World
Drone strike hits UAE Barakah nuclear plant perimeter; Iran suspected, no claim
Abu Dhabi said air defences destroyed two drones and a third struck an outside generator at the Arabian Peninsula’s first nuclear station on Sunday, with no injuries and normal radiation readings. There was no immediate claim of responsibility; the episode landed amid a surge of cross-Gulf drone activity that regional coverage has repeatedly tied to Iran during the US–led war.
- United Arab Emirates
- Iran
- Middle East security
A drone attack set fire to electrical equipment on the outer edge of the Barakah Nuclear Energy Plant in the United Arab Emirates on Sunday, according to Abu Dhabi’s first public accounts. Officials said there were no reported injuries, radiation readings stayed in normal bands, and the plant’s reactor units continued to operate while emergency crews handled the blaze outside the inner security fence in the Al Dhafra region west of the capital.
The UAE’s Defence Ministry said air defences had engaged three drones, destroying two before a third hit a generator near the site. It described the weapons as having been launched from the country’s “western border” area and said investigators were still working to confirm their origin. No armed group issued an immediate claim of responsibility.
What operators and regulators said
The UAE nuclear regulator and the operator running the Barakah site both issued public assurances that the generating units themselves were not compromised and that safety systems behaved as designed. The regulator added that all units remained in service, language that matched the government’s effort to separate a frightening headline from any suggestion of a radiological emergency.
IAEA reaction
The International Atomic Energy Agency said the episode forced one reactor to draw briefly on emergency diesel generators while the grid connection was checked. Director General Rafael Grossi called military activity that endangers nuclear facilities “unacceptable” and said he viewed developments with “grave concern,” echoing the agency’s long-standing line that combat near power reactors raises unique risks even when containment is not breached.

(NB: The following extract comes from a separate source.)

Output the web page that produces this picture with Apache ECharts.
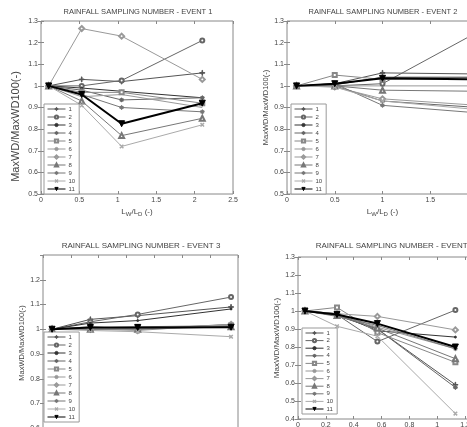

Regional context and attribution caution
The strike came more than two months into a US and Israeli air campaign against Iran that began in late February and continued after a US–Iran ceasefire announcement in early April, with shipping, ports, and energy sites still caught in the crossfire. The UAE has publicly reported other missile and drone volleys during the same stretch, including a recent attack on Fujairah that injured foreign workers and damaged oil-zone infrastructure, and Emirati officials have at times accused Iran outright of launching those weapons even as Tehran disputes the coalition narrative.
Sunday’s Barakah incident did not, in the first official statements summarized by international news services, carry a fresh diplomatic attribution from Abu Dhabi to a specific state. Analysts and many press summaries nonetheless treated the drone package as plausibly Iranian in origin because of geography, timing, and the pattern of prior Gulf strikes during the war—an inference this desk labels as assessment, not a courtroom finding, until investigators publish evidence.
What is still open
Questions remained about the exact launch point, flight path, and command chain behind the three drones. It was unclear whether the UAE or partners would treat the generator strike as a standalone terrorist incident, an act of war, or a prompt for further air-defence deployments. This page will update if prosecutors, militaries, or the IAEA release detailed findings or if radiation or reactor status changes.